When will the young bird start hunting on it's own? Primarily only when the parents stop providing daily fare. When will a 16- or 18-year old kid stop spending allowance money and go out and get a real job? Only when Mom and Pop cut off the supply of free money.
And you've heard the forelorned cries of the ever-more neglected fledgling. You will never forget that sound. I hear it frequently out here in the countryside at this time of year. The hungry young red-tail wonders where today's food is. "Where are my parents and those voles they were bringing me last week? I'm HUNGRY!!"
Of course, "I'm hungry" in red-tail language is an incessant high-pitched "wheep, wheep" sort of call. It's just pitiful to hear. There is a mixture of both morbidity and selfishness to it. In late June and July, parents respond to it by providing food. But in late July or early August (at Ohio latitudes), the parents stop the routine and the young are left to their own hunting devices -- which aren't very significant.
This is when the young hawks get into real trouble. In more rustic times, when every farmyard had free-ranging chickens (and exceptionally fine-tasting -- I mean for humans), starving red-tails often couldn't resist these large meal targets. Hence the name "chicken hawk." Virtually all chicken predation was by starving first-summer red-tails.

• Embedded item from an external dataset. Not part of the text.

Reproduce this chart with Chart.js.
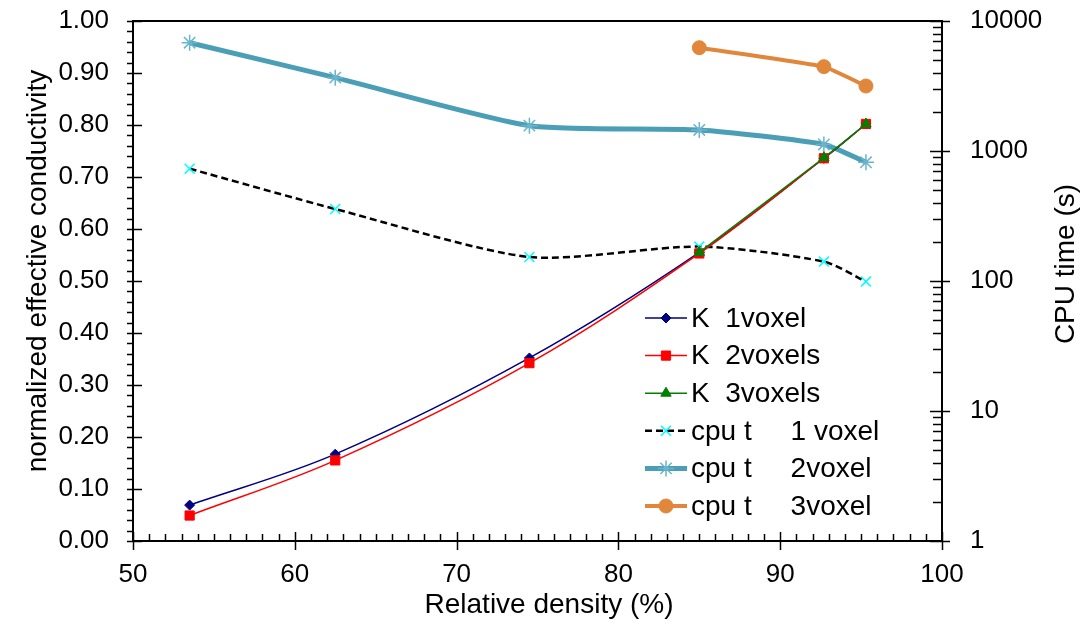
<!DOCTYPE html>
<html>
<head>
<meta charset="utf-8">
<script src="https://cdn.jsdelivr.net/npm/chart.js@4/dist/chart.umd.min.js"></script>
<style>
  html, body { margin: 0; padding: 0; background: #fff; }
  #wrap { width: 1087px; height: 636px; }
</style>
</head>
<body>
<div id="wrap"><canvas id="c" width="1087" height="636"></canvas></div>
<script>
// ── Données ────────────────────────────────────────────────────────────────
const density = [53.5, 62.5, 74.5, 85.0, 92.7, 95.3];          // densité relative (%)
const k1voxel = [0.069, 0.167, 0.352, 0.555, 0.736, 0.802];
const k2voxel = [0.049, 0.155, 0.342, 0.553, 0.736, 0.802];
const k3voxel = [null, null, null, 0.555, 0.737, 0.802];
const cpu1voxel = [731, 358, 153, 184, 141, 99];                 // temps CPU (s)
const cpu2voxel = [6808, 3664, 1566, 1451, 1123, 819];
const cpu3voxel = [null, null, null, 6233, 4454, 3162];

const xTicks = [50, 60, 70, 80, 90, 100];
const leftTicks = [0, 0.1, 0.2, 0.3, 0.4, 0.5, 0.6, 0.7, 0.8, 0.9, 1.0];
const rightTicks = [1, 10, 100, 1000, 10000];

const legendLabels = [
  'K\u00a0 1voxel', 'K\u00a0 2voxels', 'K\u00a0 3voxels',
  'cpu t\u00a0\u00a0\u00a0\u00a0 1 voxel', 'cpu t\u00a0\u00a0\u00a0\u00a0 2voxel', 'cpu t\u00a0\u00a0\u00a0\u00a0 3voxel'
];

const FONT = '"Liberation Sans", Arial, sans-serif';

const pts = vals => density.map((x, i) => ({ x, y: vals[i] }));

// Pas de marge automatique pour les libellés qui débordent
const noPad = s => { s.paddingTop = 0; s.paddingBottom = 0; s.paddingLeft = 0; s.paddingRight = 0; };

// ── Cadre, graduations, titres et légende ──────────────────────────────────
const decor = {
  id: 'decor',
  afterDatasetsDraw(chart) {
    const { ctx, chartArea: a, scales } = chart;
    const x = scales.x, y = scales.y, y1 = scales.y1;
    ctx.save();
    ctx.strokeStyle = '#000';
    ctx.lineWidth = 2;
    ctx.strokeRect(a.left, a.top, a.right - a.left, a.bottom - a.top);

    ctx.lineWidth = 1.5;
    const line = (x0, y0, x2, y2) => {
      ctx.beginPath(); ctx.moveTo(x0, y0); ctx.lineTo(x2, y2); ctx.stroke();
    };
    // axe X : mineures tous les 1 %, majeures tous les 10 %
    for (let v = 50; v <= 100; v += 1) {
      const px = Math.round(x.getPixelForValue(v)) + 0.5;
      if (v % 10 === 0) line(px, a.bottom - 9, px, a.bottom + 9);
      else line(px, a.bottom - 7, px, a.bottom);
    }
    // axe gauche : mineures tous les 0.02
    for (let i = 0; i <= 50; i++) {
      const py = Math.round(y.getPixelForValue(i / 50)) + 0.5;
      if (i % 5 === 0) line(a.left - 6, py, a.left + 9, py);
      else line(a.left - 6, py, a.left, py);
    }
    // axe droit (log) : mineures 2..9
    for (let d = 1; d <= 10000; d *= 10) {
      const py = Math.round(y1.getPixelForValue(d)) + 0.5;
      line(a.right - 12, py, a.right + 8, py);
      if (d < 10000) {
        for (let m = 2; m <= 9; m++) {
          const pm = Math.round(y1.getPixelForValue(d * m)) + 0.5;
          line(a.right - 9, pm, a.right, pm);
        }
      }
    }

    // titres d'axes
    ctx.fillStyle = '#000';
    ctx.font = '28px ' + FONT;
    ctx.textAlign = 'center';
    ctx.textBaseline = 'middle';
    ctx.fillText('Relative density (%)', 549, 605);
    ctx.save();
    ctx.translate(38, 271);
    ctx.rotate(-Math.PI / 2);
    ctx.fillText('normalized effective conductivity', 0, 0);
    ctx.restore();
    ctx.save();
    ctx.translate(1066, 264);
    ctx.rotate(-Math.PI / 2);
    ctx.fillText('CPU time (s)', 0, 0);
    ctx.restore();

    // légende
    const ds = chart.data.datasets;
    ctx.textAlign = 'left';
    ctx.font = '28px ' + FONT;
    ds.forEach((d, i) => {
      const cy = 318 + i * 37.6;
      ctx.save();
      ctx.strokeStyle = d.borderColor;
      ctx.lineWidth = d.borderWidth;
      ctx.setLineDash(d.borderDash || []);
      line(645, cy, 687, cy);
      ctx.restore();
      ctx.save();
      ctx.fillStyle = d.pointBackgroundColor;
      ctx.strokeStyle = d.pointBorderColor;
      ctx.lineWidth = d.pointBorderWidth;
      Chart.helpers.drawPoint(ctx, {
        pointStyle: d.pointStyle, radius: d.pointRadius, rotation: 0,
        borderWidth: d.pointBorderWidth
      }, 666, cy);
      ctx.restore();
      ctx.fillStyle = '#000';
      ctx.fillText(legendLabels[i], 691, cy + 1);
    });
    ctx.restore();
  }
};

new Chart(document.getElementById('c'), {
  type: 'line',
  data: {
    datasets: [
      { label: legendLabels[0], data: pts(k1voxel), yAxisID: 'y', order: 2,
        borderColor: '#000080', borderWidth: 1.5, tension: 0.35,
        pointStyle: 'rectRot', pointRadius: 5, pointBackgroundColor: '#000080',
        pointBorderColor: '#000080', pointBorderWidth: 1 },
      { label: legendLabels[1], data: pts(k2voxel), yAxisID: 'y', order: 1,
        borderColor: '#ff0000', borderWidth: 1.5, tension: 0.35,
        pointStyle: 'rect', pointRadius: 6.5, pointBackgroundColor: '#ff0000',
        pointBorderColor: '#ff0000', pointBorderWidth: 1 },
      { label: legendLabels[2], data: pts(k3voxel), yAxisID: 'y', order: 0,
        borderColor: '#008000', borderWidth: 1.5, tension: 0.35,
        pointStyle: 'triangle', pointRadius: 6, pointBackgroundColor: '#008000',
        pointBorderColor: '#008000', pointBorderWidth: 1 },
      { label: legendLabels[3], data: pts(cpu1voxel), yAxisID: 'y1', order: 3,
        borderColor: '#000000', borderWidth: 2.5, borderDash: [7, 4], tension: 0.25,
        pointStyle: 'crossRot', pointRadius: 7, pointBackgroundColor: '#00ffff',
        pointBorderColor: '#00ffff', pointBorderWidth: 1.5 },
      { label: legendLabels[4], data: pts(cpu2voxel), yAxisID: 'y1', order: 4,
        borderColor: '#4a9fb7', borderWidth: 5, tension: 0.2,
        pointStyle: 'star', pointRadius: 8, pointBackgroundColor: '#6ab4cc',
        pointBorderColor: '#6ab4cc', pointBorderWidth: 1.5 },
      { label: legendLabels[5], data: pts(cpu3voxel), yAxisID: 'y1', order: 5,
        borderColor: '#e0873c', borderWidth: 4, tension: 0.1,
        pointStyle: 'circle', pointRadius: 7, pointBackgroundColor: '#e0873c',
        pointBorderColor: '#e0873c', pointBorderWidth: 1 }
    ]
  },
  options: {
    responsive: false,
    devicePixelRatio: 1,
    animation: false,
    spanGaps: false,
    layout: { padding: { top: 21, left: 0, right: 0, bottom: 0 } },
    plugins: { legend: { display: false }, tooltip: { enabled: false } },
    scales: {
      x: {
        type: 'linear', min: 50, max: 100,
        afterBuildTicks: s => { s.ticks = xTicks.map(v => ({ value: v })); },
        afterFit: s => { s.height = 95; noPad(s); },
        grid: { display: false, drawTicks: false },
        border: { display: false },
        ticks: { color: '#000', font: { family: FONT, size: 26 }, padding: 18, maxRotation: 0 }
      },
      y: {
        position: 'left', min: 0, max: 1,
        afterBuildTicks: s => { s.ticks = leftTicks.map(v => ({ value: v })); },
        afterFit: s => { s.width = 133; noPad(s); },
        grid: { display: false, drawTicks: false },
        border: { display: false },
        ticks: { color: '#000', font: { family: FONT, size: 26 }, padding: 24,
                 callback: v => Number(v).toFixed(2) }
      },
      y1: {
        type: 'logarithmic', position: 'right', min: 1, max: 10000,
        afterBuildTicks: s => { s.ticks = rightTicks.map(v => ({ value: v })); },
        afterFit: s => { s.width = 145; noPad(s); },
        grid: { display: false, drawTicks: false },
        border: { display: false },
        ticks: { color: '#000', font: { family: FONT, size: 26 }, padding: 28,
                 callback: v => String(v) }
      }
    }
  },
  plugins: [decor]
});
</script>
</body>
</html>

I call these screaming hawks "wheepers," for their wheeping-sort of vocalizations. These are exactly the birds we falconers trap for the sport. They are easy to capture, and they are so appreciative that we provide the food that their parents terminated. All three of the last red-tails I trapped for falconry had been eating only grasshoppers before I took them into my care. A grasshopper diet portends a gruesome, lethal future for a wild red-tail. Remember, only 40% -- at best -- of red-tails that leave the nest will ever survive the first winter. Before winter, most die from their inability to successfully hunt and kill every day.

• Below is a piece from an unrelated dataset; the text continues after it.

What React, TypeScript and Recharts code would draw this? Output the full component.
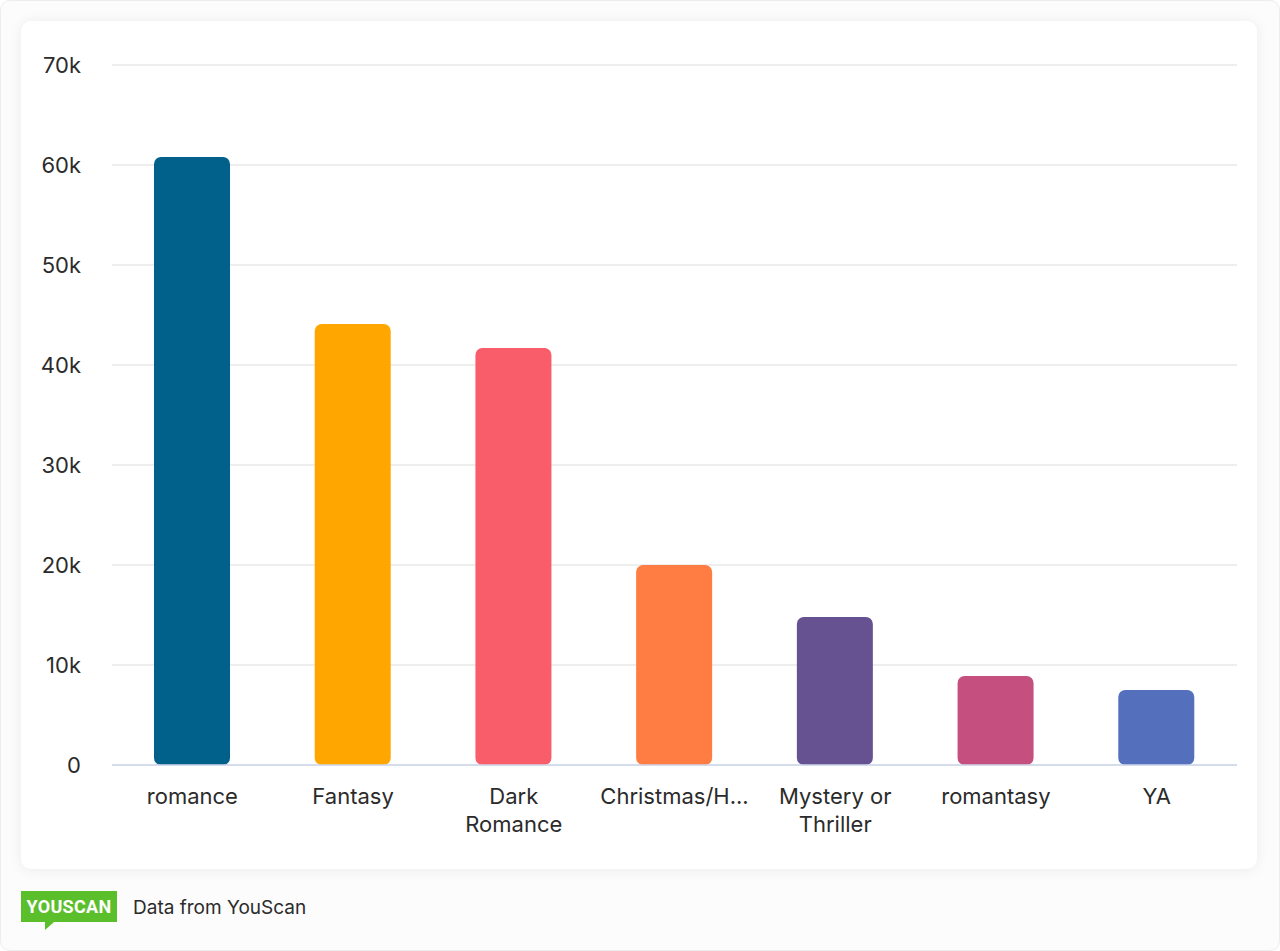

How, then you ask, will the young bird learn to hunt? It may not. The majority don't learn these lessons fast enough. And today, the main reason for this, just as it was before Europeans altered the North American landscape, is because young red-tails just don't have many unoccupied areas that they can fly into and find sufficient prey animals to support them. The good areas are already occupied by old, experienced adults. In August, they will drive out any young birds hanging around that compete with adults for food. The birds are dumped out on the street and kicked on their way out of the territory. Then, they've got to learn how to hunt very quickly. If, perchance, they wander into an area with lots of voles, they can learn how to hunt by the time cold nights hit in October. Otherwise, they will starve trying to eat grasshoppers or other inadequate fare.

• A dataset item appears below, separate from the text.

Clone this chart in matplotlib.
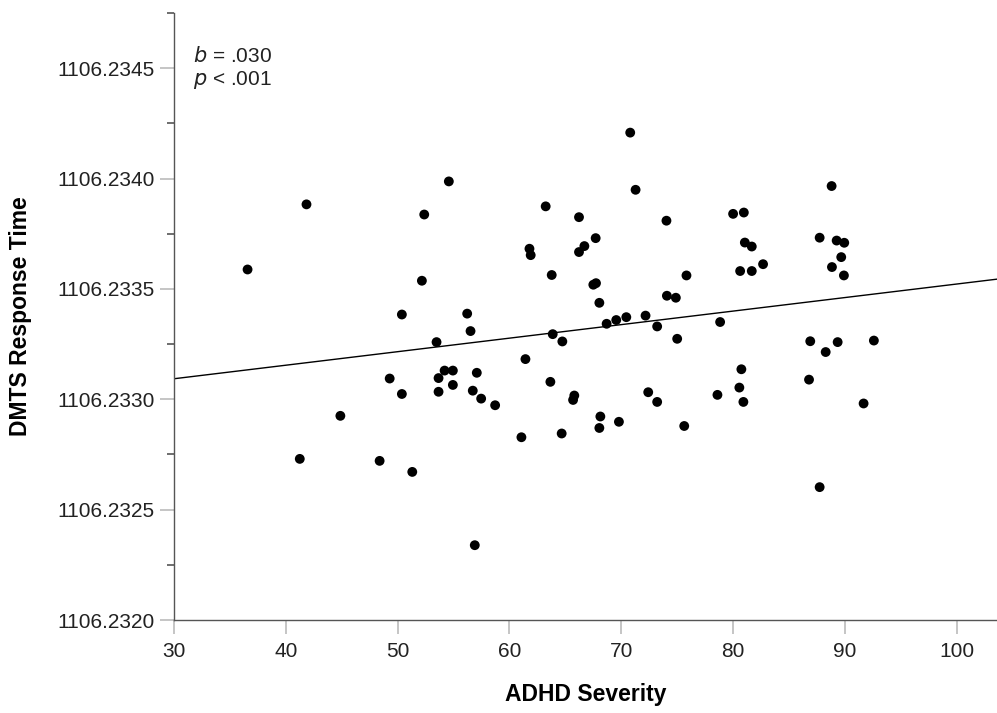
import matplotlib
matplotlib.use('Agg')
import matplotlib.pyplot as plt
from matplotlib.ticker import MultipleLocator, FormatStrFormatter
import numpy as np

plt.rcParams['font.family'] = ['Liberation Sans', 'DejaVu Sans']

# ADHD severity vs DMTS response time
adhd = [36.58, 41.85, 54.58, 52.38, 63.24, 66.22, 61.79, 61.90, 66.22, 66.70,
        63.78, 67.50, 67.74, 52.17, 50.38, 56.22, 56.52, 53.48, 63.87, 64.73,
        61.43, 49.29, 54.20, 54.94, 53.66, 57.08, 63.66, 50.38, 53.66, 54.94,
        56.72, 57.47, 58.72, 65.80, 65.69, 44.88, 61.07, 64.67, 41.25, 48.39,
        51.31, 56.90,
        70.80, 71.28, 67.71, 74.04, 80.00, 80.96, 81.05, 81.67, 82.68, 80.63,
        81.67, 88.81, 87.74, 89.26, 89.94, 89.67, 88.84, 89.91, 75.83, 68.04,
        74.08, 74.88, 68.69, 69.55, 70.45, 72.17, 73.21, 78.84, 75.00, 86.90,
        88.28, 89.35, 92.59, 80.74, 80.56, 80.92, 78.60, 86.79, 72.41, 73.21,
        68.13, 68.04, 69.79, 75.63, 91.67, 87.74]
dmts = [1106.233588, 1106.233883, 1106.233987, 1106.233837, 1106.233874,
        1106.233825, 1106.233682, 1106.233653, 1106.233667, 1106.233694,
        1106.233563, 1106.233519, 1106.233526, 1106.233537, 1106.233384,
        1106.233388, 1106.233309, 1106.233259, 1106.233295, 1106.233262,
        1106.233182, 1106.233094, 1106.233130, 1106.233130, 1106.233096,
        1106.233120, 1106.233079, 1106.233024, 1106.233034, 1106.233065,
        1106.233039, 1106.233003, 1106.232973, 1106.233017, 1106.232997,
        1106.232925, 1106.232828, 1106.232845, 1106.232730, 1106.232721,
        1106.232671, 1106.232339,
        1106.234208, 1106.233949, 1106.233730, 1106.233809, 1106.233840,
        1106.233846, 1106.233710, 1106.233692, 1106.233612, 1106.233581,
        1106.233581, 1106.233966, 1106.233732, 1106.233719, 1106.233709,
        1106.233644, 1106.233599, 1106.233561, 1106.233561, 1106.233437,
        1106.233469, 1106.233460, 1106.233342, 1106.233359, 1106.233372,
        1106.233379, 1106.233330, 1106.233350, 1106.233274, 1106.233263,
        1106.233214, 1106.233259, 1106.233266, 1106.233136, 1106.233053,
        1106.232988, 1106.233020, 1106.233089, 1106.233032, 1106.232988,
        1106.232922, 1106.232870, 1106.232898, 1106.232879, 1106.232981,
        1106.232602]

# fit line as drawn: value at x=30 and slope per unit
fit_x0 = 30.0
fit_y0 = 1106.233093
fit_slope = 6.13e-6

x_ticks = [30, 40, 50, 60, 70, 80, 90, 100]
stats_text = ['$b$ = .030', '$p$ < .001']

fig = plt.figure(figsize=(9.97, 7.13), dpi=100)
ax = fig.add_axes([0.1745, 0.1304, 0.8255, 0.8514])

xlim = (30, 103.6)
ax.set_xlim(*xlim)
ax.set_ylim(1106.2320, 1106.23475)

ax.scatter(adhd, dmts, s=50, color='black', edgecolors='none', zorder=3)

lx = np.array(xlim)
ax.plot(lx, fit_y0 + fit_slope * (lx - fit_x0), color='black', lw=1.0,
        zorder=2)

ax.set_xticks(x_ticks)
ax.yaxis.set_major_locator(MultipleLocator(0.0005))
ax.yaxis.set_minor_locator(MultipleLocator(0.00025))
ax.yaxis.set_major_formatter(FormatStrFormatter('%.4f'))

for side in ['top', 'right']:
    ax.spines[side].set_visible(False)
for side in ['left', 'bottom']:
    ax.spines[side].set_color('#555555')
    ax.spines[side].set_linewidth(1.0)

ax.tick_params(axis='both', which='major', length=10, width=1.2,
               color='#bbbbbb', labelsize=15, labelcolor='#222222', pad=4)
ax.tick_params(axis='x', which='major', pad=6)
ax.tick_params(axis='y', which='minor', length=5, width=1.2, color='#555555')

ax.set_xlabel('ADHD Severity', fontsize=16.5, fontweight='bold', labelpad=16)
ax.set_ylabel('DMTS Response Time', fontsize=16.5, fontweight='bold',
              labelpad=18)

ax.text(0.023, 0.945, stats_text[0] + '\n' + stats_text[1],
        transform=ax.transAxes, fontsize=15, color='#222222',
        va='top', ha='left', linespacing=1.15)

fig.savefig('out.png', dpi=100)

And this, I believe, is why Pale Male, Sr. came into Central Park. When young and inexperienced, he wandered into this giant, prey-filled landscape in which no self-respecting adult would ever take up nesting residence. But Pale Make did, and the rest is history. In previous times he would have found a vacant, typical rural territory because red-tails were commonly shot, leaving openings for young birds to jump into. But today, very few hawks are shot or illegally trapped, so the countryside is saturated with adults. The young birds, such as the one you are watching, have a very difficult time living to adulthood. It's not the 1930s, 40s, or even the 70s or 80s out there any more. Life for red-tailed hawks is very different that it once was, and we are watching that in Central Park and elsewhere.